ALBANY — Laying out his election-year agenda, Gov. Andrew Cuomo called Wednesday for corporate tax cuts to spark the sluggish upstate economy and promised to promote a $2 billion borrowing plan to pay for computer and technology improvements for schools.
In his fourth State of the State address, the first-term Democrat also urged the adoption of a full-day pre-kindergarten requirement without saying how that specific proposal would be funded. Cuomo also called for a plan that would send $20,000 bonuses to highly effective school teachers.
The “Smart Schools” plan to fund technology upgrades to classrooms would have to be approved by state voters in the form of a $2 billion bond act that would be on the ballot this fall, he said.

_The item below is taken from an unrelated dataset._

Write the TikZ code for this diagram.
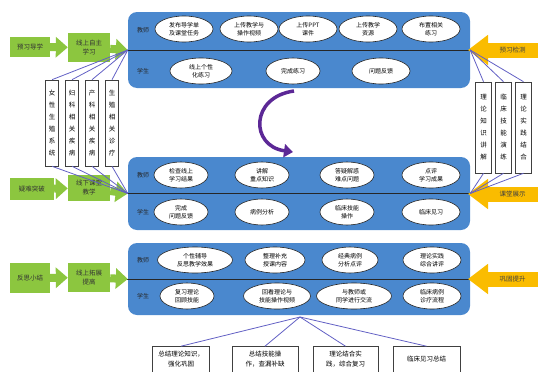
\documentclass[tikz,border=0pt]{standalone}
\usepackage{fontspec}
\newfontfamily\cjk{Noto Sans CJK SC}
\usetikzlibrary{shapes.geometric, arrows.meta}
\definecolor{panelblue}{RGB}{74,136,206}
\definecolor{stagegreen}{RGB}{140,198,63}
\definecolor{checkyellow}{RGB}{250,188,0}
\definecolor{linkblue}{RGB}{98,96,196}
\definecolor{arcpurple}{RGB}{92,40,150}

\begin{document}
\begin{tikzpicture}[x=1pt,y=-1pt]
    \tikzset{panel/.style = {rectangle, rounded corners=9pt, fill=panelblue,
                            minimum width=342pt}}
    \tikzset{oval/.style = {ellipse, draw=black!85, fill=white, line width=0.6pt,
                           minimum width=58pt, minimum height=26pt, inner sep=0pt,
                           align=center, font=\cjk\fontsize{6}{7.5}\selectfont}}
    \tikzset{role/.style = {font=\cjk\fontsize{6}{7}\selectfont, text=black!85}}
    \tikzset{stage/.style = {rectangle, fill=stagegreen, inner sep=0pt, align=center,
                            text=black!80, font=\cjk\fontsize{6.5}{9}\selectfont}}
    \tikzset{stagearrow/.style = {draw=stagegreen, line width=8pt,
                                 -{Triangle[width=20pt,length=12pt]}}}
    \tikzset{topic/.style = {rectangle, draw=black!75, fill=white, line width=0.6pt,
                            inner sep=0pt, align=center,
                            font=\cjk\fontsize{6.5}{12}\selectfont}}
    \tikzset{feed/.style = {draw=linkblue, line width=0.8pt}}
    \tikzset{check/.style = {rectangle, fill=checkyellow, minimum width=51pt,
                            minimum height=15pt, inner sep=0pt, text=black!75,
                            font=\cjk\fontsize{6.5}{7}\selectfont}}
    \tikzset{checkarrow/.style = {draw=checkyellow, line width=15pt,
                                 -{Triangle[width=29pt,length=20pt]}}}
    \tikzset{sumbox/.style = {rectangle, draw=black!75, fill=white, line width=0.6pt,
                             minimum height=26pt, inner sep=0pt, align=center,
                             font=\cjk\fontsize{6.5}{10}\selectfont}}

    \useasboundingbox (0,0) rectangle (538,372);

    \node (P1) [panel, minimum height=76pt] at (299,50) {};
    \node (P2) [panel, minimum height=73pt] at (299,193.5) {};
    \node (P3) [panel, minimum height=72pt] at (299,279) {};
    \draw[black!85, line width=0.8pt] ([xshift=-2pt]P1.west) -- (P1.east);
    \draw[black!85, line width=0.8pt] ([xshift=-2pt]P2.west) -- (P2.east);
    \draw[black!85, line width=0.8pt] ([xshift=-2pt]P3.west) -- (P3.east);

    \node (R1) [role] at (143,30) {教师};
    \node (R2) [role] at (143,71) {学生};
    \node (R3) [role] at (143,175) {教师};
    \node (R4) [role] at (143,212) {学生};
    \node (R5) [role] at (143,260) {教师};
    \node (R6) [role] at (143,296) {学生};

    \node (T1) [oval] at (184,29) {发布导学单\\及课堂任务};
    \node (T2) [oval] at (249,29) {上传教学与\\操作视频};
    \node (T3) [oval] at (308,29) {上传PPT\\课件};
    \node (T4) [oval] at (368,29) {上传教学\\资源};
    \node (T5) [oval] at (431,29) {布置相关\\练习};
    \node (S1) [oval, minimum width=62pt] at (201,71) {线上个性\\化练习};
    \node (S2) [oval, minimum width=54pt] at (293,71) {完成练习};
    \node (S3) [oval] at (381,71) {问题反馈};

    \node (T6) [oval, minimum width=54pt] at (181,175) {检查线上\\学习结果};
    \node (T7) [oval, minimum width=54pt] at (262,175) {讲解\\重点知识};
    \node (T8) [oval, minimum width=54pt] at (347,175) {答疑解惑\\难点问题};
    \node (T9) [oval] at (431,175) {点评\\学习成果};
    \node (S4) [oval, minimum width=54pt] at (181,212) {完成\\问题反馈};
    \node (S5) [oval, minimum width=54pt] at (262,212) {病例分析};
    \node (S6) [oval, minimum width=54pt] at (347,212) {临床技能\\操作};
    \node (S7) [oval] at (431,212) {临床见习};

    \node (T10) [oval, minimum width=75pt] at (195,260) {个性辅导\\反思教学效果};
    \node (T11) [oval, minimum width=60pt] at (275,260) {整理补充\\授课内容};
    \node (T12) [oval, minimum width=56pt] at (350,260) {经典病例\\分析点评};
    \node (T13) [oval] at (432,260) {理论实践\\综合讲评};
    \node (S8) [oval, minimum width=54pt] at (187,296) {复习理论\\回顾技能};
    \node (S9) [oval, minimum width=67pt] at (277,296) {回看理论与\\技能操作视频};
    \node (S10) [oval, minimum width=75pt] at (354,296) {与教师或\\同学进行交流};
    \node (S11) [oval] at (432,296) {临床病例\\诊疗流程};

    \node (G1) [stage, minimum width=40pt, minimum height=20pt] at (30,47) {预习导学};
    \node (G2) [stage, minimum width=42pt, minimum height=29pt] at (89,47.5) {线上自主\\学习};
    \node (G3) [stage, minimum width=44pt, minimum height=22pt] at (32,189) {疑难突破};
    \node (G4) [stage, minimum width=42pt, minimum height=26pt] at (89,188) {线下课堂\\教学};
    \node (G5) [stage, minimum width=40pt, minimum height=30pt] at (30,278) {反思小结};
    \node (G6) [stage, minimum width=42pt, minimum height=29pt] at (89,277.5) {线上拓展\\提高};
    \draw[stagearrow] (G1) -- (G2);
    \draw[stagearrow] (G2) -- (P1.west);
    \draw[stagearrow] (G3) -- (G4);
    \draw[stagearrow] (G4) -- (P2.west);
    \draw[stagearrow] (G5) -- (G6);
    \draw[stagearrow] (G6) -- (P3.west);

    \node (L1) [topic, minimum width=13pt, minimum height=86pt] at (52,123) {女\\性\\生\\殖\\系\\统};
    \node (L2) [topic, minimum width=13pt, minimum height=86pt] at (72,123) {妇\\科\\相\\关\\疾\\病};
    \node (L3) [topic, minimum width=13pt, minimum height=86pt] at (92,123) {产\\科\\相\\关\\疾\\病};
    \node (L4) [topic, minimum width=13pt, minimum height=86pt] at (112,123) {生\\殖\\相\\关\\诊\\疗};
    \foreach \n in {L1,L2,L3,L4} {
        \draw[feed] (\n.north) -- (P1.west);
        \draw[feed] (\n.south) -- (P2.west);
    }

    \node (K1) [check] at (512.5,50) {预习检测};
    \node (K2) [check] at (512.5,194) {课堂展示};
    \node (K3) [check] at (512.5,279) {巩固提升};
    \coordinate (K1tip) at (468,50);
    \coordinate (K2tip) at (468,194);
    \coordinate (K3tip) at (468,279);
    \draw[checkarrow] (K1) -- (K1tip);
    \draw[checkarrow] (K2) -- (K2tip);
    \draw[checkarrow] (K3) -- (K3tip);

    \node (M1) [topic, minimum width=16pt, minimum height=91pt] at (483.5,127.5) {理\\论\\知\\识\\讲\\解};
    \node (M2) [topic, minimum width=16pt, minimum height=91pt] at (503.5,127.5) {临\\床\\技\\能\\演\\练};
    \node (M3) [topic, minimum width=16pt, minimum height=91pt] at (523.5,127.5) {理\\论\\实\\践\\结\\合};
    \foreach \n in {M1,M2,M3} {
        \draw[feed] (\n.north) -- (P1.east);
        \draw[feed] (\n.south) -- (P2.east);
    }

    \node (B1) [sumbox, minimum width=57pt] at (181,359.5) {总结理论知识，\\强化巩固};
    \node (B2) [sumbox, minimum width=66pt] at (265,359.5) {总结技能操\\作，查漏补缺};
    \node (B3) [sumbox, minimum width=65pt] at (345.5,359.5) {理论结合实\\践，综合复习};
    \node (B4) [sumbox, minimum width=67pt] at (426.5,359.5) {临床见习总结};
    \coordinate (Hub) at (300,317);
    \draw[feed] (Hub) -- (B1.north);
    \draw[feed] (Hub) -- (B2.north);
    \draw[feed] (Hub) -- (B3.north);
    \draw[feed] (Hub) -- (B4.north);

    \coordinate (ArcA) at (294,91);
    \coordinate (ArcB) at (293,152);
    \draw[arcpurple, line width=3.5pt, -{Triangle[width=13pt,length=9pt]}]
        (ArcA) .. controls (250,97) and (250,146) .. (ArcB);

\end{tikzpicture}
\end{document}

“There are some schools where the most sophisticated piece of electronics equipment is the metal detector that you walk through on the way to the classroom,” he said. “That is just wrong in the state of New York.”
Cuomo decried the fact that New York has the dubious distinction of having the highest property taxes in the nation. He suggested the reason is “we have too many local governments, and we’ve had them for too long.”
He did not provide any detailed advice as to how New Yorkers could consolidate the thousands of local taxing jurisdictions. Recent history has suggested that consolidating local governments can be an uphill battle, with voters in the village of Richfield Springs rejecting a proposal to dissolve the village government last year, and a similar plan being blocked in the village of Cobleskill.
Cuomo took credit for eliminating what he said was a $10 billion deficit when he first came into office in 2011 and producing what he said is now a $2 billion surplus.
“We were on the precipice of an abyss,” Cuomo said. “We changed the direction of the state for the better.”